### Task prompt
Starting at the first line of the listing below, repeat each line exactly until the line containing "(mitabody) at (864,197.7)", which you include. Leave out pictures.

### Dataset excerpt
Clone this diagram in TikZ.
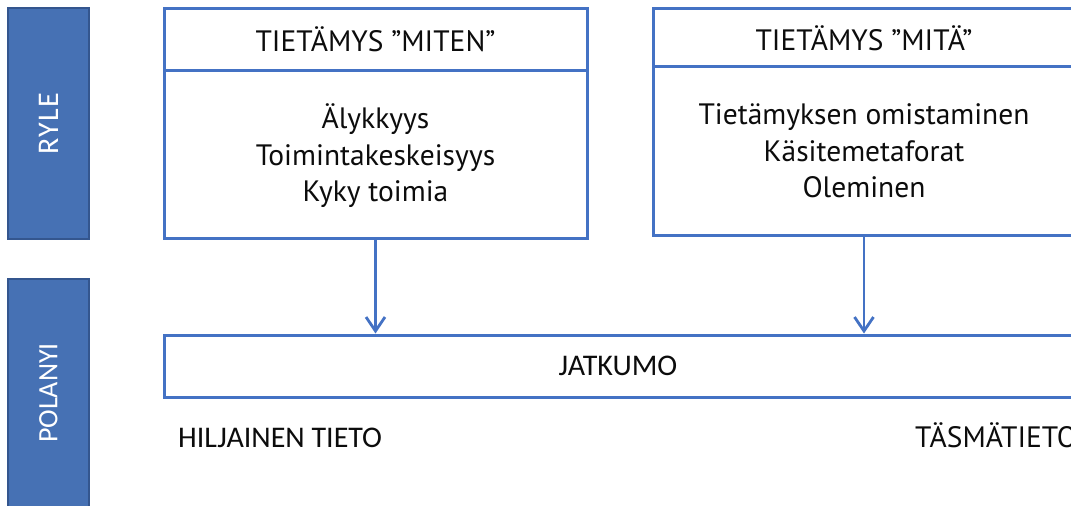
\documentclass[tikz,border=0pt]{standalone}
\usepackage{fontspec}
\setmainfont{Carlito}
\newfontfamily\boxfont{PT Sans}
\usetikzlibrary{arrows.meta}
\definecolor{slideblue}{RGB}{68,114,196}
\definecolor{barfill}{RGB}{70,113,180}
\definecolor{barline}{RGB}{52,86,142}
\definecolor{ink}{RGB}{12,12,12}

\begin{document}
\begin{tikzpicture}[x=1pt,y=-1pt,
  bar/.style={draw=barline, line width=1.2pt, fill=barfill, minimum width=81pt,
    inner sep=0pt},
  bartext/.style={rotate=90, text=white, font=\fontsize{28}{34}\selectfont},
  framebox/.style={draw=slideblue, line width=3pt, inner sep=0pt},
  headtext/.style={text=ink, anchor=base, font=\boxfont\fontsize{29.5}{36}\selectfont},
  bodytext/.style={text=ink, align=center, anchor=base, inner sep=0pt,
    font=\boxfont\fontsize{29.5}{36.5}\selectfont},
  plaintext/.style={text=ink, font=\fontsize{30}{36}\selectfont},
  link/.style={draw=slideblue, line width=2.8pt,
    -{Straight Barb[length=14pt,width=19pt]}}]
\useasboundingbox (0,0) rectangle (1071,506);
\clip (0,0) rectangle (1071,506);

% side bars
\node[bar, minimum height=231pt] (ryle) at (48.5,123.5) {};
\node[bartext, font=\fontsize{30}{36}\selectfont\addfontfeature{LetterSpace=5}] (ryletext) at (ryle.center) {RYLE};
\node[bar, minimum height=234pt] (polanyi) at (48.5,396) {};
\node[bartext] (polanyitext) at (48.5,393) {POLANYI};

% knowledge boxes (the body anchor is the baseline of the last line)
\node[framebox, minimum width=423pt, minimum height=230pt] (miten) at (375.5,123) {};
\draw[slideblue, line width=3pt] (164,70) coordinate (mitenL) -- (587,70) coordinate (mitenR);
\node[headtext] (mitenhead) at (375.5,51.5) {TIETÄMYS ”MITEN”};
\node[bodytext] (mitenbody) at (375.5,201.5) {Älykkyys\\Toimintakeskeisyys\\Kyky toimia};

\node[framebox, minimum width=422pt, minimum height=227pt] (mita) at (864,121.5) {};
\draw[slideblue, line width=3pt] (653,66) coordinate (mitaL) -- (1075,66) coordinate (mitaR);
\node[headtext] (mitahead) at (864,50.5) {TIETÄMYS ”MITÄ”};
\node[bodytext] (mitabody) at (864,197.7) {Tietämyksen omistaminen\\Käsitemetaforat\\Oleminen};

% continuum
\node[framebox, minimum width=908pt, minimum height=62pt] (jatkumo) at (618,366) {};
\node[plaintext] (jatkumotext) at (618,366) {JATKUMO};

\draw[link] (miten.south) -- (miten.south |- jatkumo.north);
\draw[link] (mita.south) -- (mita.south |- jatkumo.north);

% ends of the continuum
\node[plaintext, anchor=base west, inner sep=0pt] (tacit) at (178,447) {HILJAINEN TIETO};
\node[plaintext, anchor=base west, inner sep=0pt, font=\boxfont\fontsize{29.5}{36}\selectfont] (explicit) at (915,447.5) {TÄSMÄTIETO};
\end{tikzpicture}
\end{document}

### Solution
Clone this diagram in TikZ.
\documentclass[tikz,border=0pt]{standalone}
\usepackage{fontspec}
\setmainfont{Carlito}
\newfontfamily\boxfont{PT Sans}
\usetikzlibrary{arrows.meta}
\definecolor{slideblue}{RGB}{68,114,196}
\definecolor{barfill}{RGB}{70,113,180}
\definecolor{barline}{RGB}{52,86,142}
\definecolor{ink}{RGB}{12,12,12}

\begin{document}
\begin{tikzpicture}[x=1pt,y=-1pt,
  bar/.style={draw=barline, line width=1.2pt, fill=barfill, minimum width=81pt,
    inner sep=0pt},
  bartext/.style={rotate=90, text=white, font=\fontsize{28}{34}\selectfont},
  framebox/.style={draw=slideblue, line width=3pt, inner sep=0pt},
  headtext/.style={text=ink, anchor=base, font=\boxfont\fontsize{29.5}{36}\selectfont},
  bodytext/.style={text=ink, align=center, anchor=base, inner sep=0pt,
    font=\boxfont\fontsize{29.5}{36.5}\selectfont},
  plaintext/.style={text=ink, font=\fontsize{30}{36}\selectfont},
  link/.style={draw=slideblue, line width=2.8pt,
    -{Straight Barb[length=14pt,width=19pt]}}]
\useasboundingbox (0,0) rectangle (1071,506);
\clip (0,0) rectangle (1071,506);

% side bars
\node[bar, minimum height=231pt] (ryle) at (48.5,123.5) {};
\node[bartext, font=\fontsize{30}{36}\selectfont\addfontfeature{LetterSpace=5}] (ryletext) at (ryle.center) {RYLE};
\node[bar, minimum height=234pt] (polanyi) at (48.5,396) {};
\node[bartext] (polanyitext) at (48.5,393) {POLANYI};

% knowledge boxes (the body anchor is the baseline of the last line)
\node[framebox, minimum width=423pt, minimum height=230pt] (miten) at (375.5,123) {};
\draw[slideblue, line width=3pt] (164,70) coordinate (mitenL) -- (587,70) coordinate (mitenR);
\node[headtext] (mitenhead) at (375.5,51.5) {TIETÄMYS ”MITEN”};
\node[bodytext] (mitenbody) at (375.5,201.5) {Älykkyys\\Toimintakeskeisyys\\Kyky toimia};

\node[framebox, minimum width=422pt, minimum height=227pt] (mita) at (864,121.5) {};
\draw[slideblue, line width=3pt] (653,66) coordinate (mitaL) -- (1075,66) coordinate (mitaR);
\node[headtext] (mitahead) at (864,50.5) {TIETÄMYS ”MITÄ”};
\node[bodytext] (mitabody) at (864,197.7) {Tietämyksen omistaminen\\Käsitemetaforat\\Oleminen};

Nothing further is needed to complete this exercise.